* **YOUR GOAL**
Restate the listing that follows word for word, without its pictures.

^^^^

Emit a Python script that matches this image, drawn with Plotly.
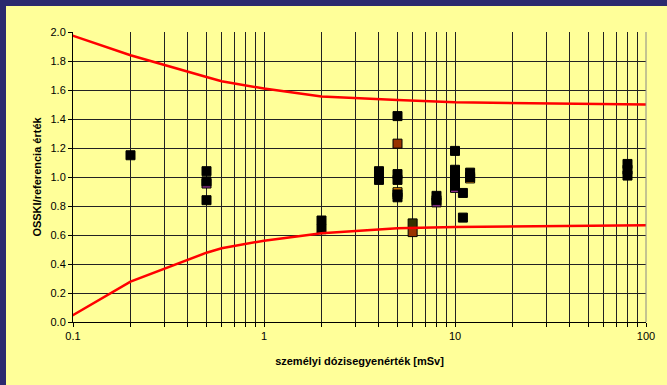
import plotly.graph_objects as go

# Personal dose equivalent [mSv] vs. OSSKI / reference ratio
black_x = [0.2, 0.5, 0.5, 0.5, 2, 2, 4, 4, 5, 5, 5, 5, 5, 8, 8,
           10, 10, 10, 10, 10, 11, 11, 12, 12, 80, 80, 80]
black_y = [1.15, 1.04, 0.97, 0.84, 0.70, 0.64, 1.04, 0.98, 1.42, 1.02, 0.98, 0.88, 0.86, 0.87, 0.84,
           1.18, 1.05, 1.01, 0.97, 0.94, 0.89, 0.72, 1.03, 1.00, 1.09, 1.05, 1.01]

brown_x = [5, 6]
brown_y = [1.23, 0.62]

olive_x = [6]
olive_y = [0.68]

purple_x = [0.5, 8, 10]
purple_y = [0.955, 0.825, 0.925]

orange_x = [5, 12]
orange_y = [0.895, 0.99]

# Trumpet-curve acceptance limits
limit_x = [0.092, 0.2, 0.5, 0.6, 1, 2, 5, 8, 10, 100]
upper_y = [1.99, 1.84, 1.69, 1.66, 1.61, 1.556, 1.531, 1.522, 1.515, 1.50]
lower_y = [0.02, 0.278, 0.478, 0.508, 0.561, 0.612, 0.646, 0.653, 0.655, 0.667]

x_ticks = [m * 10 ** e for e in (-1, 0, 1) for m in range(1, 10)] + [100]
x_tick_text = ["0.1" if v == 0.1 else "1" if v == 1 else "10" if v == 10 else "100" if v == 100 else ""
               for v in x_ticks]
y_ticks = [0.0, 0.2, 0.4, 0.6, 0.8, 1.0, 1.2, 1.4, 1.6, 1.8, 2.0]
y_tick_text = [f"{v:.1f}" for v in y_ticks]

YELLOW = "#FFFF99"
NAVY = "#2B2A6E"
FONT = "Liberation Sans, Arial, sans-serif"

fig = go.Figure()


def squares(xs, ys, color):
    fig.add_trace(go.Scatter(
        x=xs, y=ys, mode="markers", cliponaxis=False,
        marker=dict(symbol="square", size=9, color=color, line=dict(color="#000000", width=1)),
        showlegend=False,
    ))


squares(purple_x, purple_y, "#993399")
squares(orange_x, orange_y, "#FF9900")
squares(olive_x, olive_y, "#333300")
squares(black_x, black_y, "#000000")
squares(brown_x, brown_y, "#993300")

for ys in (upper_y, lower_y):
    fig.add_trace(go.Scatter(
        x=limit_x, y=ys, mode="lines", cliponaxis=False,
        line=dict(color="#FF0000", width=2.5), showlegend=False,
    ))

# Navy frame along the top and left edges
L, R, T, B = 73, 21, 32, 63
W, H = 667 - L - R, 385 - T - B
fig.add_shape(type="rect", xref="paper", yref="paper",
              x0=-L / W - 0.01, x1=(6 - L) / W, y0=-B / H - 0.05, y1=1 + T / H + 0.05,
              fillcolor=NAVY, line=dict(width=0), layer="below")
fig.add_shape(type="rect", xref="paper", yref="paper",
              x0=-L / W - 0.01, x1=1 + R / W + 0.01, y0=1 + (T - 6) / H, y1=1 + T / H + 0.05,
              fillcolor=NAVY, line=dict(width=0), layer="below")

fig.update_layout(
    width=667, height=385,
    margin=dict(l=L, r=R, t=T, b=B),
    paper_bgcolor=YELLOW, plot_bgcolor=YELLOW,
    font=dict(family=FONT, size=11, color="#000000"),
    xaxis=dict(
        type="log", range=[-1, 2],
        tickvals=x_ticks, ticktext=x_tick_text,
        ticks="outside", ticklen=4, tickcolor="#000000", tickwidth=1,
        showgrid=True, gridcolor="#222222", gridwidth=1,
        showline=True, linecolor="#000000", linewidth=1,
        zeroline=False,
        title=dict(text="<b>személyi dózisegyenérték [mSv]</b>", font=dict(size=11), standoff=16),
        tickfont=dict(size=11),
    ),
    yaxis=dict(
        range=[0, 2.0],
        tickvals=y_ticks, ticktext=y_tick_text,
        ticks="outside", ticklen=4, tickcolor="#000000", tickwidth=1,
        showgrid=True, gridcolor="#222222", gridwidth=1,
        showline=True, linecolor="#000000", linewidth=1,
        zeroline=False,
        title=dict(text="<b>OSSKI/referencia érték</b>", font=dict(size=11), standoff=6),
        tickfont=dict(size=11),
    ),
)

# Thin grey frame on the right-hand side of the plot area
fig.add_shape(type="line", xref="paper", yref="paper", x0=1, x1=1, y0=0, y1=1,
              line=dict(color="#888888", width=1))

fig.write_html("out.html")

^^^^

* **RESULT FOR THIS TASK**
Emit a Python script that matches this image, drawn with Plotly.
import plotly.graph_objects as go

# Personal dose equivalent [mSv] vs. OSSKI / reference ratio
black_x = [0.2, 0.5, 0.5, 0.5, 2, 2, 4, 4, 5, 5, 5, 5, 5, 8, 8,
           10, 10, 10, 10, 10, 11, 11, 12, 12, 80, 80, 80]
black_y = [1.15, 1.04, 0.97, 0.84, 0.70, 0.64, 1.04, 0.98, 1.42, 1.02, 0.98, 0.88, 0.86, 0.87, 0.84,
           1.18, 1.05, 1.01, 0.97, 0.94, 0.89, 0.72, 1.03, 1.00, 1.09, 1.05, 1.01]

brown_x = [5, 6]
brown_y = [1.23, 0.62]

olive_x = [6]
olive_y = [0.68]

purple_x = [0.5, 8, 10]
purple_y = [0.955, 0.825, 0.925]

orange_x = [5, 12]
orange_y = [0.895, 0.99]

# Trumpet-curve acceptance limits
limit_x = [0.092, 0.2, 0.5, 0.6, 1, 2, 5, 8, 10, 100]
upper_y = [1.99, 1.84, 1.69, 1.66, 1.61, 1.556, 1.531, 1.522, 1.515, 1.50]
lower_y = [0.02, 0.278, 0.478, 0.508, 0.561, 0.612, 0.646, 0.653, 0.655, 0.667]

x_ticks = [m * 10 ** e for e in (-1, 0, 1) for m in range(1, 10)] + [100]
x_tick_text = ["0.1" if v == 0.1 else "1" if v == 1 else "10" if v == 10 else "100" if v == 100 else ""
               for v in x_ticks]
y_ticks = [0.0, 0.2, 0.4, 0.6, 0.8, 1.0, 1.2, 1.4, 1.6, 1.8, 2.0]
y_tick_text = [f"{v:.1f}" for v in y_ticks]

YELLOW = "#FFFF99"
NAVY = "#2B2A6E"
FONT = "Liberation Sans, Arial, sans-serif"

fig = go.Figure()


def squares(xs, ys, color):
    fig.add_trace(go.Scatter(
        x=xs, y=ys, mode="markers", cliponaxis=False,
        marker=dict(symbol="square", size=9, color=color, line=dict(color="#000000", width=1)),
        showlegend=False,
    ))


squares(purple_x, purple_y, "#993399")
squares(orange_x, orange_y, "#FF9900")
squares(olive_x, olive_y, "#333300")
squares(black_x, black_y, "#000000")
squares(brown_x, brown_y, "#993300")

for ys in (upper_y, lower_y):
    fig.add_trace(go.Scatter(
        x=limit_x, y=ys, mode="lines", cliponaxis=False,
        line=dict(color="#FF0000", width=2.5), showlegend=False,
    ))

# Navy frame along the top and left edges
L, R, T, B = 73, 21, 32, 63
W, H = 667 - L - R, 385 - T - B
fig.add_shape(type="rect", xref="paper", yref="paper",
              x0=-L / W - 0.01, x1=(6 - L) / W, y0=-B / H - 0.05, y1=1 + T / H + 0.05,
              fillcolor=NAVY, line=dict(width=0), layer="below")
fig.add_shape(type="rect", xref="paper", yref="paper",
              x0=-L / W - 0.01, x1=1 + R / W + 0.01, y0=1 + (T - 6) / H, y1=1 + T / H + 0.05,
              fillcolor=NAVY, line=dict(width=0), layer="below")

fig.update_layout(
    width=667, height=385,
    margin=dict(l=L, r=R, t=T, b=B),
    paper_bgcolor=YELLOW, plot_bgcolor=YELLOW,
    font=dict(family=FONT, size=11, color="#000000"),
    xaxis=dict(
        type="log", range=[-1, 2],
        tickvals=x_ticks, ticktext=x_tick_text,
        ticks="outside", ticklen=4, tickcolor="#000000", tickwidth=1,
        showgrid=True, gridcolor="#222222", gridwidth=1,
        showline=True, linecolor="#000000", linewidth=1,
        zeroline=False,
        title=dict(text="<b>személyi dózisegyenérték [mSv]</b>", font=dict(size=11), standoff=16),
        tickfont=dict(size=11),
    ),
    yaxis=dict(
        range=[0, 2.0],
        tickvals=y_ticks, ticktext=y_tick_text,
        ticks="outside", ticklen=4, tickcolor="#000000", tickwidth=1,
        showgrid=True, gridcolor="#222222", gridwidth=1,
        showline=True, linecolor="#000000", linewidth=1,
        zeroline=False,
        title=dict(text="<b>OSSKI/referencia érték</b>", font=dict(size=11), standoff=6),
        tickfont=dict(size=11),
    ),
)

# Thin grey frame on the right-hand side of the plot area
fig.add_shape(type="line", xref="paper", yref="paper", x0=1, x1=1, y0=0, y1=1,
              line=dict(color="#888888", width=1))

fig.write_html("out.html")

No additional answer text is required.